JOHNNY WINTER AND - Live At The Fillmore East 10/3/70
(Collectors' Choice Records 6 1774-26000-2 5, 2010 / Aufnahmen von 1970)
"Ok, comin' on strong, Johnny Winter And!" und nach der kurzen Ansage ging es ab am 3.Oktober 1970 im legendären Fillmore East mit einer starken Version von "Guess I'll Go Away" von Johnny Winter's kurz zuvor veröffentlichtem Album "Johnny Winter And". Der Auftakt zu einem der allerbesten Live-Dokumente in der ziemlich umfangreichen Gesamtdiscographie dieses Ausnahme-Gitarristen, der wie nur ganz wenige weisse Musiker den Blues so sehr in seiner schwarzen Seele trug. Zu Beginn der 70er Jahre war es für etliche damalige Gitarrenstars interessant, sich zur Erweiterung ihrer musikalischen Entwicklung einen zweiten erstklassigen Gitarristen in ihre Bands zu holen. Man denke da etwa an Peter Green von Fleetwood Mac, der sich Danny Kirwan, als dann dritten Gitarristen für seine Erfolgs-Band verpflichtete und mit dem er in Konzerten lange und gute Jams entwickelte. Oder Eric Clapton, der sich 1970 mit dem wohl besten Slidegitarristen aller Zeiten und Allman Brother, Duane Allman, zusammentat, um das Debutalbum "Layla And Other Assorted Love Songs" unter dem Namen Derek And The Dominos in Miami aufzunehmen.

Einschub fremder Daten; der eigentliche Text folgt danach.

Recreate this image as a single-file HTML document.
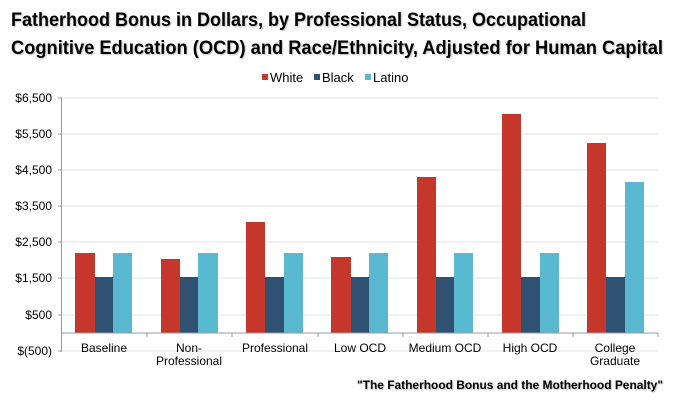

Auch Carlos Santana erweiterte seine Band mit dem 17-jährigen Ausnahmekünstler Neal Schon, der die ohnehin schon erfolgsverwöhnte Band der ersten Besetzung mit dem Werk "Santana III" zu neuen gitarristischen Höhepunkten trieb, was Carlos Santana ganz neue Impulse in seinem Spiel gab.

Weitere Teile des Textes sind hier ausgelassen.